◆ **INPUT DATA**
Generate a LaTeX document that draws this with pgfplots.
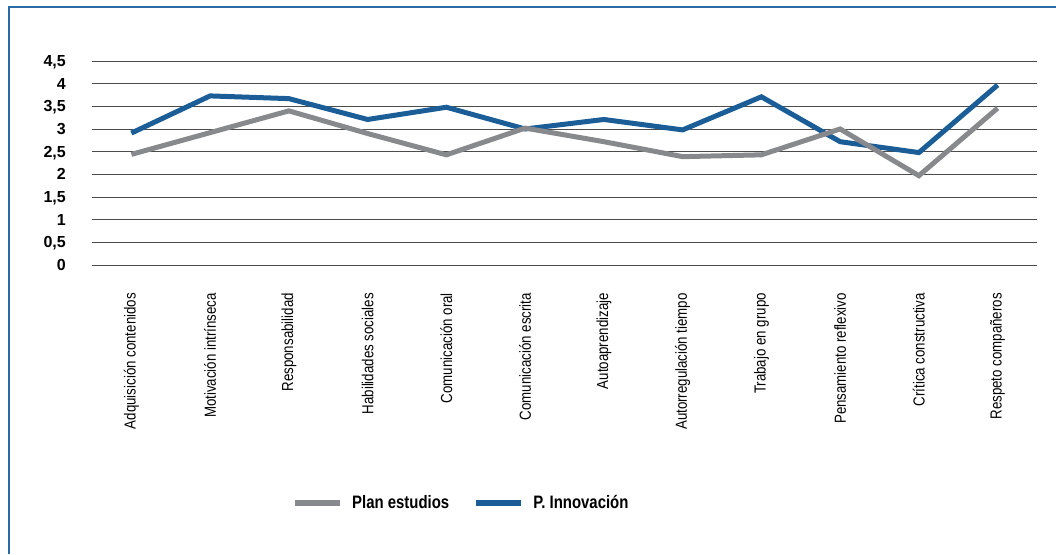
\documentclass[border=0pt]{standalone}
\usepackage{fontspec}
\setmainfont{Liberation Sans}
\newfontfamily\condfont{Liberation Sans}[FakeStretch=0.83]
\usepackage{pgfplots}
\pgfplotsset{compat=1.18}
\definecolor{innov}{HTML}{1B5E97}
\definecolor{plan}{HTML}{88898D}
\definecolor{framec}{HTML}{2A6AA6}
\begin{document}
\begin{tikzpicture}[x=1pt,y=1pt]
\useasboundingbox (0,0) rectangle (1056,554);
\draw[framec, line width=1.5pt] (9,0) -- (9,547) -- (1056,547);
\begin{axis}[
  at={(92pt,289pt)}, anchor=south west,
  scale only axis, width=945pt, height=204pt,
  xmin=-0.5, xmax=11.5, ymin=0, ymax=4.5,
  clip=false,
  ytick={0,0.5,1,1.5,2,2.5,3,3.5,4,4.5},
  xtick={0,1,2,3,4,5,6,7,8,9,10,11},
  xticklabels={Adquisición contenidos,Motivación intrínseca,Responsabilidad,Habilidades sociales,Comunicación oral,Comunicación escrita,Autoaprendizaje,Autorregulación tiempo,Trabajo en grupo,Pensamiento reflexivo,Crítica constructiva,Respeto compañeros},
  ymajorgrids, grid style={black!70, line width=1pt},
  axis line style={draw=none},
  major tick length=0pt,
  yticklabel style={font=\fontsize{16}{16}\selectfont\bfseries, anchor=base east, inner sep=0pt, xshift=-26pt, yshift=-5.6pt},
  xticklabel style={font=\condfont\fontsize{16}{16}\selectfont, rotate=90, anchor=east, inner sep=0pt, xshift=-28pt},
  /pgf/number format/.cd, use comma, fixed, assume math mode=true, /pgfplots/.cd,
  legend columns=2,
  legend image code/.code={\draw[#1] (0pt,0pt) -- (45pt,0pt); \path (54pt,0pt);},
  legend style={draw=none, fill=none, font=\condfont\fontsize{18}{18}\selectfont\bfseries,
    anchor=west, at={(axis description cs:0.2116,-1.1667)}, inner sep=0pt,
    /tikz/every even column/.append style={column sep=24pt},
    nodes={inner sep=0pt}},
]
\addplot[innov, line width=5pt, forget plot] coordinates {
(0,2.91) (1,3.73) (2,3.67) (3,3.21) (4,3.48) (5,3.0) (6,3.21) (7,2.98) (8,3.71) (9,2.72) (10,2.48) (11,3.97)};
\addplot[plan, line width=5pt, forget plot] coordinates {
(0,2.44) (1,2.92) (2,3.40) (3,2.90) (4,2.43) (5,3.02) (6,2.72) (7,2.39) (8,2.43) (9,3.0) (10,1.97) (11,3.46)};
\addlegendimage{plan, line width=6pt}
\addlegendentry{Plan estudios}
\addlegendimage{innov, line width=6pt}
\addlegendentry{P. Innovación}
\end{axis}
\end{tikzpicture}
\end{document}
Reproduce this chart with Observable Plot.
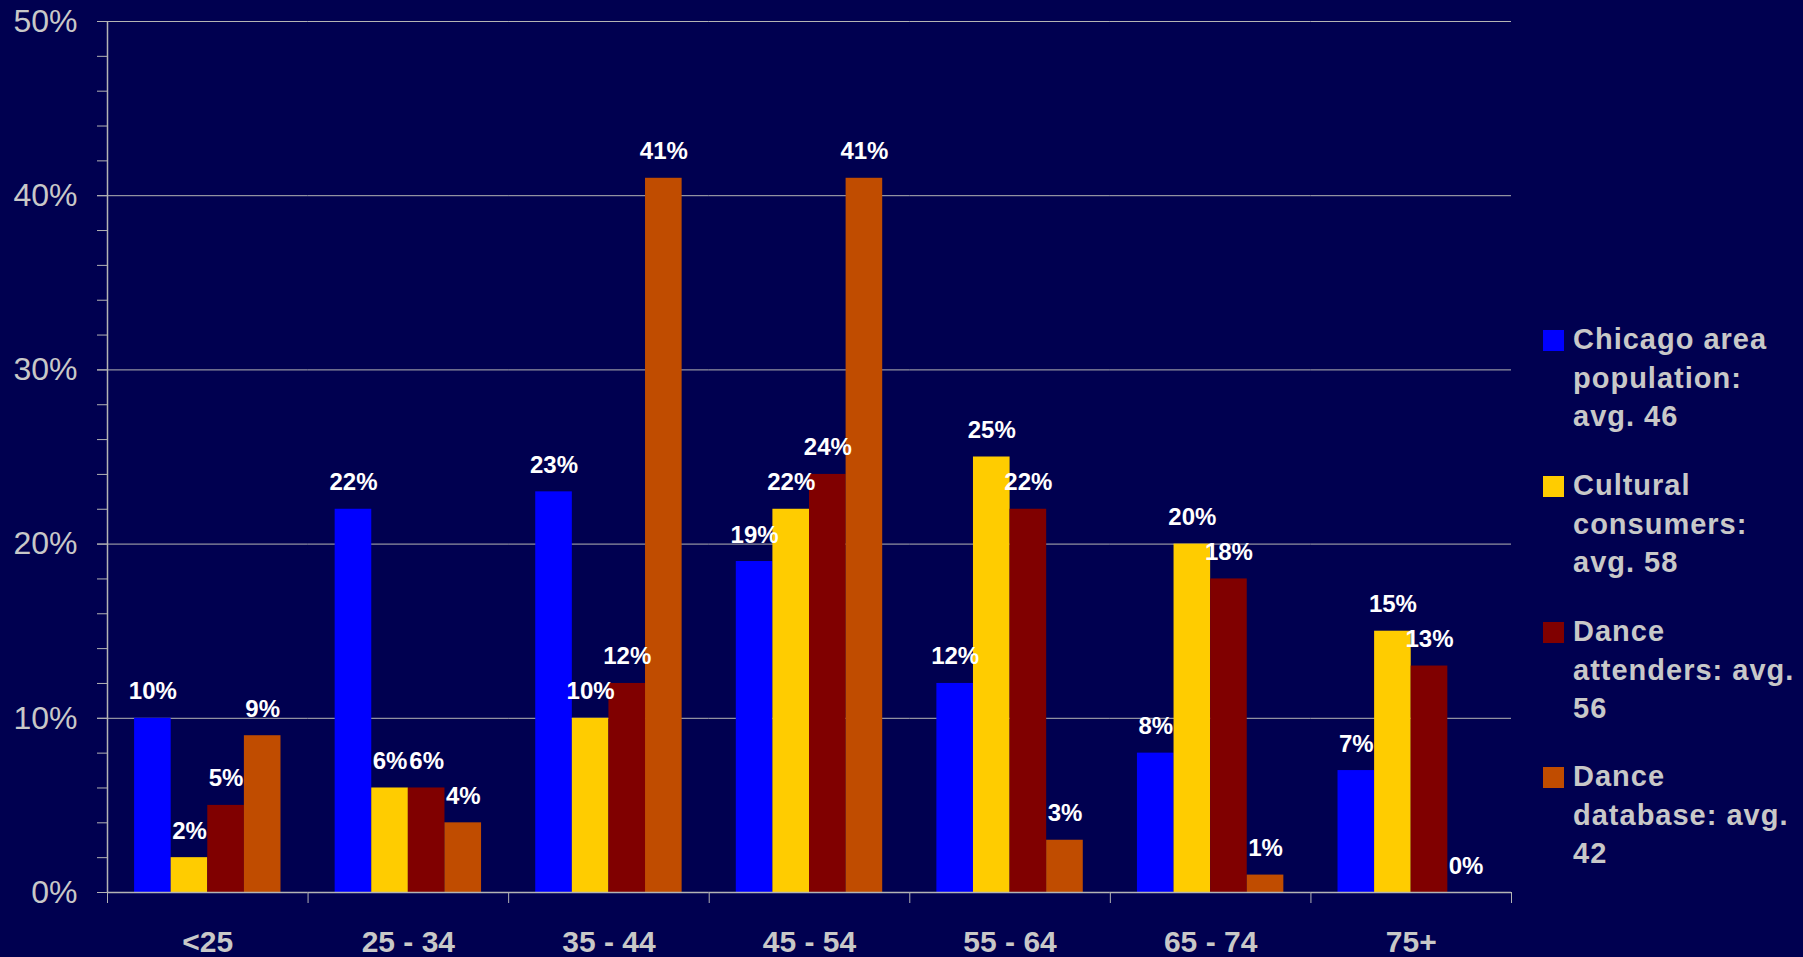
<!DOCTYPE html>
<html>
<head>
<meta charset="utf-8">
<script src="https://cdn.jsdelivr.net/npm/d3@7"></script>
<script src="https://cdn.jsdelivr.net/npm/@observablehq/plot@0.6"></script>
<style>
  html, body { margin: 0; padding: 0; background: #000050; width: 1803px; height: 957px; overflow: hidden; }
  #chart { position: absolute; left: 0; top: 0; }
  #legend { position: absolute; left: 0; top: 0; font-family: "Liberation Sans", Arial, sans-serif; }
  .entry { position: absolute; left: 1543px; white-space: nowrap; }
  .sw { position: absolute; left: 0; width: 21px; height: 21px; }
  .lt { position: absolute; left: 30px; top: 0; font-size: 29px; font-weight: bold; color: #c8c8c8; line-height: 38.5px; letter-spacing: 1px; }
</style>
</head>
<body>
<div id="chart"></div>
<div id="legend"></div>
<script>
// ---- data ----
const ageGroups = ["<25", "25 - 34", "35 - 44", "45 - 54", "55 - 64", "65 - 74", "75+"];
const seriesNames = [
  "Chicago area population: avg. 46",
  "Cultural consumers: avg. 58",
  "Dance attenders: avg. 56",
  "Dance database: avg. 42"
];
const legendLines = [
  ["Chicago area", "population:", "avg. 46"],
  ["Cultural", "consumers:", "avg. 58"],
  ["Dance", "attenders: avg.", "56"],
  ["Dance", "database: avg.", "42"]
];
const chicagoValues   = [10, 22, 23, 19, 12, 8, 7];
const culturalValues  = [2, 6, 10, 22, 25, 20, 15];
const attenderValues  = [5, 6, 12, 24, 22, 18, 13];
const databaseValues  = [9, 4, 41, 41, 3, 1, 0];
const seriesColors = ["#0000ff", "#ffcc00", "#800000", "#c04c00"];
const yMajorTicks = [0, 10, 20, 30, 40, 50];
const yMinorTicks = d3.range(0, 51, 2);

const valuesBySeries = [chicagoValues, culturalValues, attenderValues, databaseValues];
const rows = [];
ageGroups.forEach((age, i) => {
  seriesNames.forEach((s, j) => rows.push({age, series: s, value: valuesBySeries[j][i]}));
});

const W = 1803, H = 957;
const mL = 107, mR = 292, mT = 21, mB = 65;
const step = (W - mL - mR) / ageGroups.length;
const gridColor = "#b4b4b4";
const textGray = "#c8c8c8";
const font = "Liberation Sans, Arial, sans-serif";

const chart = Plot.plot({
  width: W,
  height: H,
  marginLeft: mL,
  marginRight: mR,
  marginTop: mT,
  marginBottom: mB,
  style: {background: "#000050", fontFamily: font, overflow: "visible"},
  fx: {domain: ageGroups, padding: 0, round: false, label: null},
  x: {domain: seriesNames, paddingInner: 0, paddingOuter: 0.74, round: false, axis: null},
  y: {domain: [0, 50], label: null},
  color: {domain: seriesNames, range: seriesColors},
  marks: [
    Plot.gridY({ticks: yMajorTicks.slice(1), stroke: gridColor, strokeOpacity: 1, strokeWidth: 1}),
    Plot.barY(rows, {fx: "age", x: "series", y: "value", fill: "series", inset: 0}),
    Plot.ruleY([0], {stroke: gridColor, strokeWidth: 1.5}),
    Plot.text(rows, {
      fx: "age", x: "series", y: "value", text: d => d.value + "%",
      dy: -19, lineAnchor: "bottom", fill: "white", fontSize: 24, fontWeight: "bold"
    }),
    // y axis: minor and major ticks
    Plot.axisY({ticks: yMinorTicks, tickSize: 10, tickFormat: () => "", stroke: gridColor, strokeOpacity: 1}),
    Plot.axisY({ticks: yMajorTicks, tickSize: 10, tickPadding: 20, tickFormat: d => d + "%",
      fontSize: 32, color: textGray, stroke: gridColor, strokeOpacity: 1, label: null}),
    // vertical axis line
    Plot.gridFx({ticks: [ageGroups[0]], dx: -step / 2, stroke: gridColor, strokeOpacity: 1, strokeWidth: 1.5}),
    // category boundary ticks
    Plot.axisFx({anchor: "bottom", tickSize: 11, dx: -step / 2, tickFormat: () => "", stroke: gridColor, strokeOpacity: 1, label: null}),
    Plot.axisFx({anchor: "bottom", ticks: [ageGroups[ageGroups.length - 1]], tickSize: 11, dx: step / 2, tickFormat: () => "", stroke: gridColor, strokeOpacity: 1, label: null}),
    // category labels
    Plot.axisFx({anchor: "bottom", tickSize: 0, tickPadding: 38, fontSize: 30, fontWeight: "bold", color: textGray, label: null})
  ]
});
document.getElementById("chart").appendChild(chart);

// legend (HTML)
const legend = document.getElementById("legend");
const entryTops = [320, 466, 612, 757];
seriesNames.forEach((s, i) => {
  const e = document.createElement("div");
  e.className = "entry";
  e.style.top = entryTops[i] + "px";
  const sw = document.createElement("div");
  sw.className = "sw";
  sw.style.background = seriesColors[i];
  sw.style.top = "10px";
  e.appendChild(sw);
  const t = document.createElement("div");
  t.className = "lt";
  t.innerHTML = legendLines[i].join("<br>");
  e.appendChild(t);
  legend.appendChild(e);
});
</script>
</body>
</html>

◆ **EXERCISE PROMPT**
Going through the entries above, report how many lines include the string "with". The number alone is the answer.

◆ **RESPONSE TO THE TASK**
2